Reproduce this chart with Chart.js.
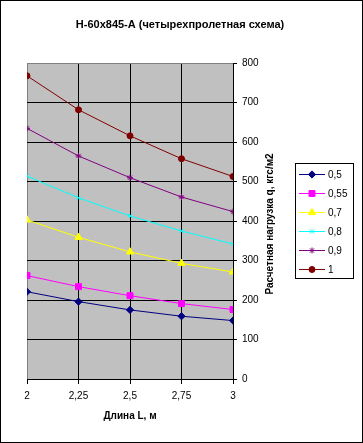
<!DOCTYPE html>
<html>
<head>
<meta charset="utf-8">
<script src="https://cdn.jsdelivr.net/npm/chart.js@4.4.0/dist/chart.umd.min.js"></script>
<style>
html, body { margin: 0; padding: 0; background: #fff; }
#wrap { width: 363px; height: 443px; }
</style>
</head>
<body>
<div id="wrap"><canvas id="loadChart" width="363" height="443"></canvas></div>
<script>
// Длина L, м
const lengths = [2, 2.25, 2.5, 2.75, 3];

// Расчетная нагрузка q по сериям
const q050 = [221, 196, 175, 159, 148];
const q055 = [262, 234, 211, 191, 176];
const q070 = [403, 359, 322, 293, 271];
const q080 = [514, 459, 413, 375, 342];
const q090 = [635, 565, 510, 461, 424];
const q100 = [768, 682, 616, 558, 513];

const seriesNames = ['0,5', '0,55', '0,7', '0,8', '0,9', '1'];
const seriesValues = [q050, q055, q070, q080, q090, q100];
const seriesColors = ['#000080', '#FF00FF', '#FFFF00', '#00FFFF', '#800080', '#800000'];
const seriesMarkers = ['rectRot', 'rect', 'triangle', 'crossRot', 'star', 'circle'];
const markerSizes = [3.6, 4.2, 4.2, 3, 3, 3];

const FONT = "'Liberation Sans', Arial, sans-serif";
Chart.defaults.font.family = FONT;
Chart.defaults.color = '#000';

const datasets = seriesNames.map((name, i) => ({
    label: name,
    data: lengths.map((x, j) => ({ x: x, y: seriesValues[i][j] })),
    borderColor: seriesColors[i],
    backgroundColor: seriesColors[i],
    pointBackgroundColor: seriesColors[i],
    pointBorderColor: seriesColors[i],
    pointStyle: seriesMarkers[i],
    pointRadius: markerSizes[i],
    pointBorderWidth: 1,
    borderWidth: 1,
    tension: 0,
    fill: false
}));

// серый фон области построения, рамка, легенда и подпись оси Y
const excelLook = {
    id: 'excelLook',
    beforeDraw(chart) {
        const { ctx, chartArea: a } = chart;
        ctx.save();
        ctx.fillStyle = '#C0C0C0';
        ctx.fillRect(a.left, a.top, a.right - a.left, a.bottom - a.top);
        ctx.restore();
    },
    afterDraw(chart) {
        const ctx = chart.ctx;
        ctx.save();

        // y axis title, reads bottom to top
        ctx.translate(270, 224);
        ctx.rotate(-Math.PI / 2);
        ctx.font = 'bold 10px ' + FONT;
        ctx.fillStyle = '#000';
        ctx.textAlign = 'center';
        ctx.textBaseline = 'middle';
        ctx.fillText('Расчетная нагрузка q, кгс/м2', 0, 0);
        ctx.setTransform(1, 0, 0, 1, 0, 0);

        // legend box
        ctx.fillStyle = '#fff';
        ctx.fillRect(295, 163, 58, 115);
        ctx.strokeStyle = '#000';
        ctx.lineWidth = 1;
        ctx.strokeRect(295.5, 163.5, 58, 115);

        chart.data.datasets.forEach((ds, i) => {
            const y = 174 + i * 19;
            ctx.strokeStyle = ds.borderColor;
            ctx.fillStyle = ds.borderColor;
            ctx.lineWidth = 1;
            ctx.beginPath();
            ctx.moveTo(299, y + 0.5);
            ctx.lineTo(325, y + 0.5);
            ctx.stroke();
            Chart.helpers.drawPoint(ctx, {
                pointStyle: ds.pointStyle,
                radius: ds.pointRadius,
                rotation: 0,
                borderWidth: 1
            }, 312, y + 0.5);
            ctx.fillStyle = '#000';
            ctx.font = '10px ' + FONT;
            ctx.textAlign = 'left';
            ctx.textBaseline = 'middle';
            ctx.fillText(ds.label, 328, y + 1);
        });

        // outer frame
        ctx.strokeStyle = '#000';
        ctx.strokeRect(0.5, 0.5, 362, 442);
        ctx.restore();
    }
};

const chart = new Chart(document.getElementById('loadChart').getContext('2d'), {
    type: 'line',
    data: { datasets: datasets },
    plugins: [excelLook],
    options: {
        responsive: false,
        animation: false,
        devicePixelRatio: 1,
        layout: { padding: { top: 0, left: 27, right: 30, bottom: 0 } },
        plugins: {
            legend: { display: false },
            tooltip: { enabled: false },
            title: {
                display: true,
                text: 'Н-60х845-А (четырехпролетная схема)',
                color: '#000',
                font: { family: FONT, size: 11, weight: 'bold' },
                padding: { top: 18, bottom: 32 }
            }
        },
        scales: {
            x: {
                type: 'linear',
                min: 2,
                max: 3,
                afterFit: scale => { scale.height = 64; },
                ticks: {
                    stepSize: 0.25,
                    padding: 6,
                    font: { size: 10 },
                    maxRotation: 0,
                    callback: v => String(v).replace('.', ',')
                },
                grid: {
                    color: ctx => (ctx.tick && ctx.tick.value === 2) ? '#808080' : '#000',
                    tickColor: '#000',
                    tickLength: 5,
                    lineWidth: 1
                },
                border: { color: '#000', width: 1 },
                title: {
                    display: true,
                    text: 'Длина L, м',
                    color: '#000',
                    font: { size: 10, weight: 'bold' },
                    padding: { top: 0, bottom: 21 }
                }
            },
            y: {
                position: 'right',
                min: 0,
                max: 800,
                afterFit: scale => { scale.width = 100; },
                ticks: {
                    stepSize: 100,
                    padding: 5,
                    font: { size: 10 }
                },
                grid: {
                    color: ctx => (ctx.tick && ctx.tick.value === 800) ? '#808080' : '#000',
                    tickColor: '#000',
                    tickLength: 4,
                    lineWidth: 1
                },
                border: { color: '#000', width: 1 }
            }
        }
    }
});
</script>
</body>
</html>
——————————
> [Problem to work on]:
Please set down each line of the data above exactly as written, without the pictures.

> [Task answer]:
Reproduce this chart with Chart.js.
<!DOCTYPE html>
<html>
<head>
<meta charset="utf-8">
<script src="https://cdn.jsdelivr.net/npm/chart.js@4.4.0/dist/chart.umd.min.js"></script>
<style>
html, body { margin: 0; padding: 0; background: #fff; }
#wrap { width: 363px; height: 443px; }
</style>
</head>
<body>
<div id="wrap"><canvas id="loadChart" width="363" height="443"></canvas></div>
<script>
// Длина L, м
const lengths = [2, 2.25, 2.5, 2.75, 3];

// Расчетная нагрузка q по сериям
const q050 = [221, 196, 175, 159, 148];
const q055 = [262, 234, 211, 191, 176];
const q070 = [403, 359, 322, 293, 271];
const q080 = [514, 459, 413, 375, 342];
const q090 = [635, 565, 510, 461, 424];
const q100 = [768, 682, 616, 558, 513];

const seriesNames = ['0,5', '0,55', '0,7', '0,8', '0,9', '1'];
const seriesValues = [q050, q055, q070, q080, q090, q100];
const seriesColors = ['#000080', '#FF00FF', '#FFFF00', '#00FFFF', '#800080', '#800000'];
const seriesMarkers = ['rectRot', 'rect', 'triangle', 'crossRot', 'star', 'circle'];
const markerSizes = [3.6, 4.2, 4.2, 3, 3, 3];

const FONT = "'Liberation Sans', Arial, sans-serif";
Chart.defaults.font.family = FONT;
Chart.defaults.color = '#000';

const datasets = seriesNames.map((name, i) => ({
    label: name,
    data: lengths.map((x, j) => ({ x: x, y: seriesValues[i][j] })),
    borderColor: seriesColors[i],
    backgroundColor: seriesColors[i],
    pointBackgroundColor: seriesColors[i],
    pointBorderColor: seriesColors[i],
    pointStyle: seriesMarkers[i],
    pointRadius: markerSizes[i],
    pointBorderWidth: 1,
    borderWidth: 1,
    tension: 0,
    fill: false
}));

// серый фон области построения, рамка, легенда и подпись оси Y
const excelLook = {
    id: 'excelLook',
    beforeDraw(chart) {
        const { ctx, chartArea: a } = chart;
        ctx.save();
        ctx.fillStyle = '#C0C0C0';
        ctx.fillRect(a.left, a.top, a.right - a.left, a.bottom - a.top);
        ctx.restore();
    },
    afterDraw(chart) {
        const ctx = chart.ctx;
        ctx.save();

        // y axis title, reads bottom to top
        ctx.translate(270, 224);
        ctx.rotate(-Math.PI / 2);
        ctx.font = 'bold 10px ' + FONT;
        ctx.fillStyle = '#000';
        ctx.textAlign = 'center';
        ctx.textBaseline = 'middle';
        ctx.fillText('Расчетная нагрузка q, кгс/м2', 0, 0);
        ctx.setTransform(1, 0, 0, 1, 0, 0);

        // legend box
        ctx.fillStyle = '#fff';
        ctx.fillRect(295, 163, 58, 115);
        ctx.strokeStyle = '#000';
        ctx.lineWidth = 1;
        ctx.strokeRect(295.5, 163.5, 58, 115);

        chart.data.datasets.forEach((ds, i) => {
            const y = 174 + i * 19;
            ctx.strokeStyle = ds.borderColor;
            ctx.fillStyle = ds.borderColor;
            ctx.lineWidth = 1;
            ctx.beginPath();
            ctx.moveTo(299, y + 0.5);
            ctx.lineTo(325, y + 0.5);
            ctx.stroke();
            Chart.helpers.drawPoint(ctx, {
                pointStyle: ds.pointStyle,
                radius: ds.pointRadius,
                rotation: 0,
                borderWidth: 1
            }, 312, y + 0.5);
            ctx.fillStyle = '#000';
            ctx.font = '10px ' + FONT;
            ctx.textAlign = 'left';
            ctx.textBaseline = 'middle';
            ctx.fillText(ds.label, 328, y + 1);
        });

        // outer frame
        ctx.strokeStyle = '#000';
        ctx.strokeRect(0.5, 0.5, 362, 442);
        ctx.restore();
    }
};

const chart = new Chart(document.getElementById('loadChart').getContext('2d'), {
    type: 'line',
    data: { datasets: datasets },
    plugins: [excelLook],
    options: {
        responsive: false,
        animation: false,
        devicePixelRatio: 1,
        layout: { padding: { top: 0, left: 27, right: 30, bottom: 0 } },
        plugins: {
            legend: { display: false },
            tooltip: { enabled: false },
            title: {
                display: true,
                text: 'Н-60х845-А (четырехпролетная схема)',
                color: '#000',
                font: { family: FONT, size: 11, weight: 'bold' },
                padding: { top: 18, bottom: 32 }
            }
        },
        scales: {
            x: {
                type: 'linear',
                min: 2,
                max: 3,
                afterFit: scale => { scale.height = 64; },
                ticks: {
                    stepSize: 0.25,
                    padding: 6,
                    font: { size: 10 },
                    maxRotation: 0,
                    callback: v => String(v).replace('.', ',')
                },
                grid: {
                    color: ctx => (ctx.tick && ctx.tick.value === 2) ? '#808080' : '#000',
                    tickColor: '#000',
                    tickLength: 5,
                    lineWidth: 1
                },
                border: { color: '#000', width: 1 },
                title: {
                    display: true,
                    text: 'Длина L, м',
                    color: '#000',
                    font: { size: 10, weight: 'bold' },
                    padding: { top: 0, bottom: 21 }
                }
            },
            y: {
                position: 'right',
                min: 0,
                max: 800,
                afterFit: scale => { scale.width = 100; },
                ticks: {
                    stepSize: 100,
                    padding: 5,
                    font: { size: 10 }
                },
                grid: {
                    color: ctx => (ctx.tick && ctx.tick.value === 800) ? '#808080' : '#000',
                    tickColor: '#000',
                    tickLength: 4,
                    lineWidth: 1
                },
                border: { color: '#000', width: 1 }
            }
        }
    }
});
</script>
</body>
</html>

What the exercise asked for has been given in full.